# Smoked Trees



## arcticsid (Jun 24, 2010)

http://www.newsminer.com/view/full_...ek-homes?instance=home_news_window_left_top_4

This is getting a little scary, this s only a few miles from me, If it "jumps" the river this could get bad, real fast!!!

Yikes almighty!!


----------



## Wade E (Jun 24, 2010)

Hope you stay safe over there and hopefully Leanne isnt coming all the way over there and find out she has no where to live!


----------



## arcticsid (Jun 24, 2010)

It should stay on the other side of the river, the right wnd could send embers to the North side and it could get real bad.

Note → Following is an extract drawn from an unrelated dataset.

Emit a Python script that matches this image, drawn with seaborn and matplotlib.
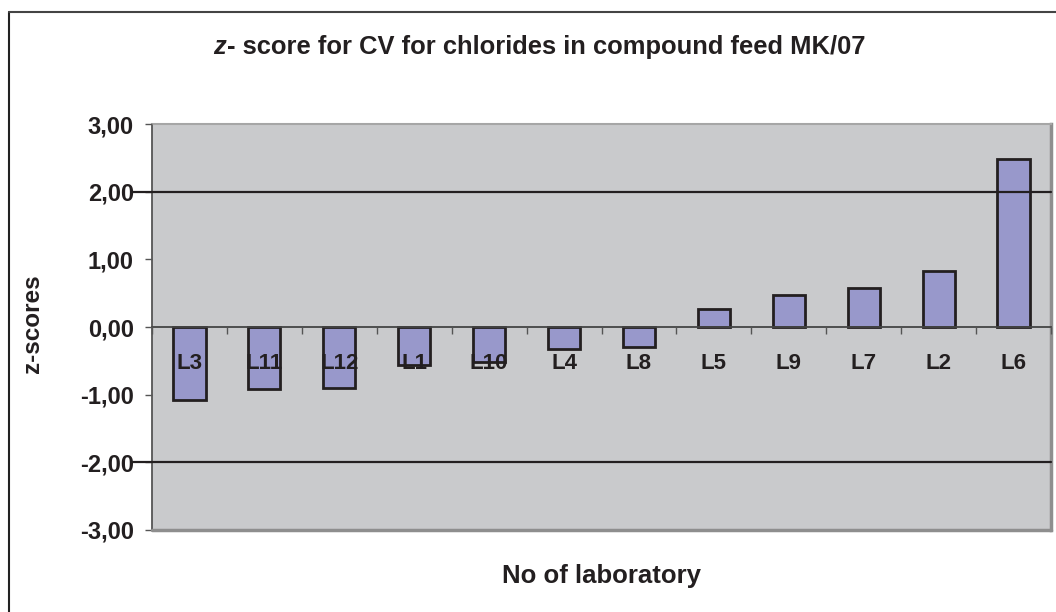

Already getting a little smoky. Even is the winds shift, it could still smoke us out real bad.

I sure dont want her to se that. Nothing as irritating as thick smoke for weeks. It happened last year in a bad way, the smoke was terrible. But this is the closest one we have had in years. Damn sure close enough to catch your attention.

I am goin to go up to the Uniersity myself tommorrow and will get a couple more pictures.


----------



## UglyBhamGuy (Jun 24, 2010)

Never thought i would hear you complaining about getting smoked out, Troy.


----------



## Leanne (Jun 24, 2010)

Honey, you think a little smoke will keep me away?


----------



## Wade E (Jun 24, 2010)

That pic is really just Troy and his bong!


----------



## arcticsid (Jun 24, 2010)

LOL, I meant to say "smoking in the trees"!!!


----------



## djrockinsteve (Jun 24, 2010)

I did not inhale!


----------



## Runningwolf (Jun 24, 2010)

Stay on your toes, keep your eyes closed and your nose in the air. Good luck Troy! It would be just your luck the airport being shut down due to smoke.


----------



## seth8530 (Jun 25, 2010)

lol thats what i was thinking. SO i guess this si where all the hippies went to after the 60's and 70's died


----------



## arcticsid (Jun 25, 2010)

A whole bunch of them here, for real!!


----------



## arcticsid (Jun 25, 2010)

Driving through smoke can be rough. This isn't much better.

Icefog. Frozen exhaust and smoke.

Held low because of temperature inversion.


----------



## djrockinsteve (Jun 25, 2010)

Troy, put your air conditioner in backwards and warm the place up a bit.


----------



## arcticsid (Jun 25, 2010)

"Smoke em if yu got em"! Supposeto be in the mid 70's all week, although the smoke is rolling in a bit right now.

I dont like the heat, but try not to complain.

We'll be seeing this before we know it USUALLY, not always, sometimes before, but normally around Xmas till end FEB, we will see this.

leanne said she likes winter. I hope so!! LMAO.

She is on stand by due to the British air strike and will be here in the next couple days. Maybe tommorrow. It could be and probably be with only hours notice. I have been cleaning at a frantic pce.

I have masks and respirators for the smoke, but send bubble wrap in case I faint!!


----------



## arcticsid (Aug 6, 2010)

http://www.newsminer.com/view/full_...tures--rain-expected?instance=home_lead_story

UPDATE!!!!!!

Cough cough!!

Glunk, glunk.

Damn, damn!


----------



## Julie (Aug 6, 2010)

Just hold your breath until those wetter and colder days come about.


----------



## arcticsid (Aug 6, 2010)

Fortunately I have practice, but this suckers pretty close. But we;ll be okay well chances are 1 in 4. If the wind blows our way we get smoke and the potential for a flying ember. That wouldndt be good. Neither would the smoke.

Standing by on this one.


----------



## ffemt128 (Aug 6, 2010)

Stay safe up there Troy. 

I couldn't imagine being in that situation. I'll run into a burning building as a vol ff, but those wildland FF, they have a whole different set of rules to play by.


----------